### EXERCISE REQUIREMENTS
Exactly the lines from the first line of the records to the line holding "import pandas as pd" should be duplicated, and nothing more; pictures stay out.
===== ENTRIES SHOWN =====
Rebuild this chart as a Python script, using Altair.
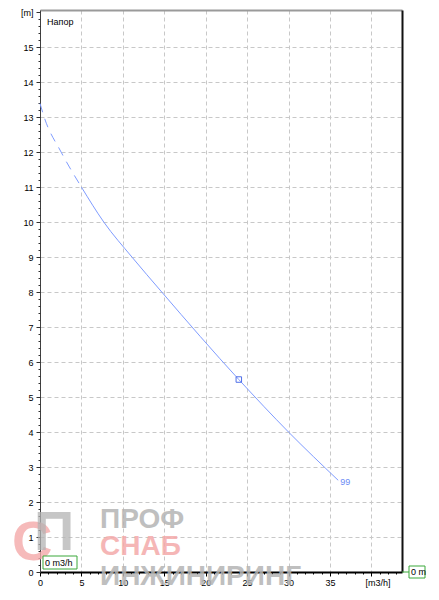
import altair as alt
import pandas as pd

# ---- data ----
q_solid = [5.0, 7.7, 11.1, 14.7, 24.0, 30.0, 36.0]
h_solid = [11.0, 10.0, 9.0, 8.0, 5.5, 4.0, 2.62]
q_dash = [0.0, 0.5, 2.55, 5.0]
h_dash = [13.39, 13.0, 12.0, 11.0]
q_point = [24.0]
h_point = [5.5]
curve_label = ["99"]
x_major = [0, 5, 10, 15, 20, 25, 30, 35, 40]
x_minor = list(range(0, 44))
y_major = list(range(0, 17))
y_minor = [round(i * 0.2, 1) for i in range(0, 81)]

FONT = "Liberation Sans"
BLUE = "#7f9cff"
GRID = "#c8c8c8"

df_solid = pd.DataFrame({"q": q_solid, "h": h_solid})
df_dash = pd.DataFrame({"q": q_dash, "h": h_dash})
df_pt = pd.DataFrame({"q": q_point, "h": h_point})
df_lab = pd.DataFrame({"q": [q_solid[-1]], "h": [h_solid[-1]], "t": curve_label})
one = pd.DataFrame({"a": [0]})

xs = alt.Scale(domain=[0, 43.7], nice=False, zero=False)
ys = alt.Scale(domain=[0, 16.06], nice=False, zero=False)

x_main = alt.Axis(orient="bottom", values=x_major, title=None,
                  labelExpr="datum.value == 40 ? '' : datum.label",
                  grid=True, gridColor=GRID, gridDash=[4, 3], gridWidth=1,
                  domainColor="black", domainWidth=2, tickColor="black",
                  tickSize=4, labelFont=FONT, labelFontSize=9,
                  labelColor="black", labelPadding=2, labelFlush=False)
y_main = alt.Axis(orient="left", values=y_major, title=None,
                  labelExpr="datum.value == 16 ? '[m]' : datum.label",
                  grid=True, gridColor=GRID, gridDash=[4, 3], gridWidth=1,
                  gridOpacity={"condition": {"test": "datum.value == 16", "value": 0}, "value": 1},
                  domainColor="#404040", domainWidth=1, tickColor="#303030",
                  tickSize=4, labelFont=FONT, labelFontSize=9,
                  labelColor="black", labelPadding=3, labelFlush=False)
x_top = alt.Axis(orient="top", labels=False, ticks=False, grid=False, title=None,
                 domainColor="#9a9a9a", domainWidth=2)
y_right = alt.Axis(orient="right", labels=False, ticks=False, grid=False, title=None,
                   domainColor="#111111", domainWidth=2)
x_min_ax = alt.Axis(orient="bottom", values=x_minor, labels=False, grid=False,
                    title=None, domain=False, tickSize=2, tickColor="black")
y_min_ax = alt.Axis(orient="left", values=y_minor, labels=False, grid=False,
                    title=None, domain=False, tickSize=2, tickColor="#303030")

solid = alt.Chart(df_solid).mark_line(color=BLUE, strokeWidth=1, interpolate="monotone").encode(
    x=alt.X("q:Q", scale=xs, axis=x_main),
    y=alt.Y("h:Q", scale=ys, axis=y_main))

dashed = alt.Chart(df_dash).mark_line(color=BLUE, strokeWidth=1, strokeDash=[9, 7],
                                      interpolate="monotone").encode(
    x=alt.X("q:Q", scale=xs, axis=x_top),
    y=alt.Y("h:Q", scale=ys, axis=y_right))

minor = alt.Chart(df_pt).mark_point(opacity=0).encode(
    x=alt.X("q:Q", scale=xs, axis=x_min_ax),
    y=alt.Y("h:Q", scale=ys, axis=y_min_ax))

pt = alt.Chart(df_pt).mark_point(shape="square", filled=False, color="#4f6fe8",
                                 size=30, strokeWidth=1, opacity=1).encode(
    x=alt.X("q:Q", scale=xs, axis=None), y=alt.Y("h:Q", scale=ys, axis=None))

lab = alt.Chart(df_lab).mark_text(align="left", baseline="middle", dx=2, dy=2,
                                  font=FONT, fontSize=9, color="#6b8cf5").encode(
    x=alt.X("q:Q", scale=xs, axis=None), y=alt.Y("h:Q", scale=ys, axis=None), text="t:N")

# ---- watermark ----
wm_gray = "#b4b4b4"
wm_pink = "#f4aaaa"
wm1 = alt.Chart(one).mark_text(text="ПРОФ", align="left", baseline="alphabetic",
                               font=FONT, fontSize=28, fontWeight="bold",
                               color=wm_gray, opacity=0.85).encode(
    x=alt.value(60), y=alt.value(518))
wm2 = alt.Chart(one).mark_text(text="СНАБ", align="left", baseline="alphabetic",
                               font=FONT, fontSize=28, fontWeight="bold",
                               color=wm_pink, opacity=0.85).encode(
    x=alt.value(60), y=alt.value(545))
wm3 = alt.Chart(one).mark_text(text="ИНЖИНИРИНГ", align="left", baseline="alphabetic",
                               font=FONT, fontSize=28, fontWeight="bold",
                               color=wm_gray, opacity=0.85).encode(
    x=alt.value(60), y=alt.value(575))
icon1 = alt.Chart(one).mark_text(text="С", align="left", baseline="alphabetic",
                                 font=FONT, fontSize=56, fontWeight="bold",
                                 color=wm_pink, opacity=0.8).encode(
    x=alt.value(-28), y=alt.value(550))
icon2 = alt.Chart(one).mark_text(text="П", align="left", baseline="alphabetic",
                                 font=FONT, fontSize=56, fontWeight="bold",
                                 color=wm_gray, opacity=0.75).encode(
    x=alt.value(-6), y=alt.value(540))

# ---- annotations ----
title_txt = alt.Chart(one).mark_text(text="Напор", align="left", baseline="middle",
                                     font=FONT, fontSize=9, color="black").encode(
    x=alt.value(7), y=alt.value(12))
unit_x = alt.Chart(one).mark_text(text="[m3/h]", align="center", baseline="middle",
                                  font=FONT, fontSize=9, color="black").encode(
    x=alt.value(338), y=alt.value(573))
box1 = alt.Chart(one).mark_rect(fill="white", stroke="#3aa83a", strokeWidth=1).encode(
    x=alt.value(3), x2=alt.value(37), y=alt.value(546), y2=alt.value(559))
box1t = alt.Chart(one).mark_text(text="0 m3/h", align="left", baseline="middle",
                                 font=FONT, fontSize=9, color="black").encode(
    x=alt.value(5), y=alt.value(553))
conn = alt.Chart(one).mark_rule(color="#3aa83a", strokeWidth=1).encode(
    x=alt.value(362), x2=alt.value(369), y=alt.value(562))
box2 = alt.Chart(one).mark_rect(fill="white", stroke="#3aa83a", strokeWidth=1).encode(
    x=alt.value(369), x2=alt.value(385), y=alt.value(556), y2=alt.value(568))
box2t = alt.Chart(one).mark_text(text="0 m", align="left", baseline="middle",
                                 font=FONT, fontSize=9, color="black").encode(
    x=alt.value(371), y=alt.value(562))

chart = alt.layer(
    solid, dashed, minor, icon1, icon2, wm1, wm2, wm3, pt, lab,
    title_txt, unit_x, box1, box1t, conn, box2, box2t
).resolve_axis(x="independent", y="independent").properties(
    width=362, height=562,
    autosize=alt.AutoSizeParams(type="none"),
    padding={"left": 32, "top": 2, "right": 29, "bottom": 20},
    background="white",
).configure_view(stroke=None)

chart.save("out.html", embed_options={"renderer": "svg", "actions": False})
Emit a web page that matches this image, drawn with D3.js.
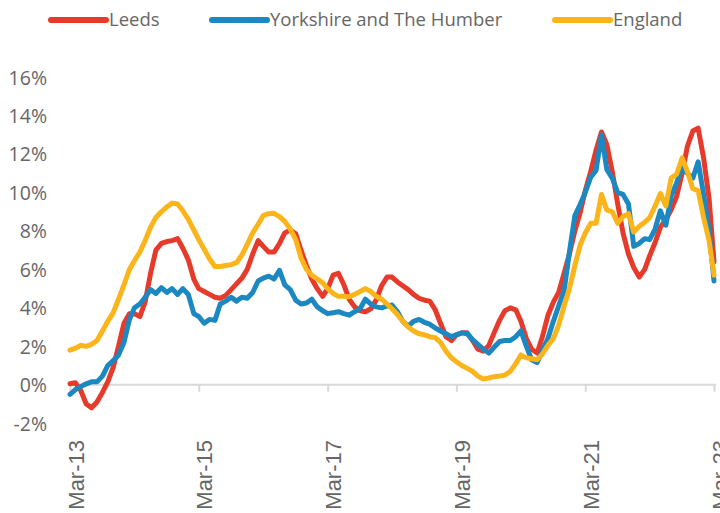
=====
### TASK SOLUTION
Rebuild this chart as a Python script, using Altair.
import altair as alt
import pandas as pd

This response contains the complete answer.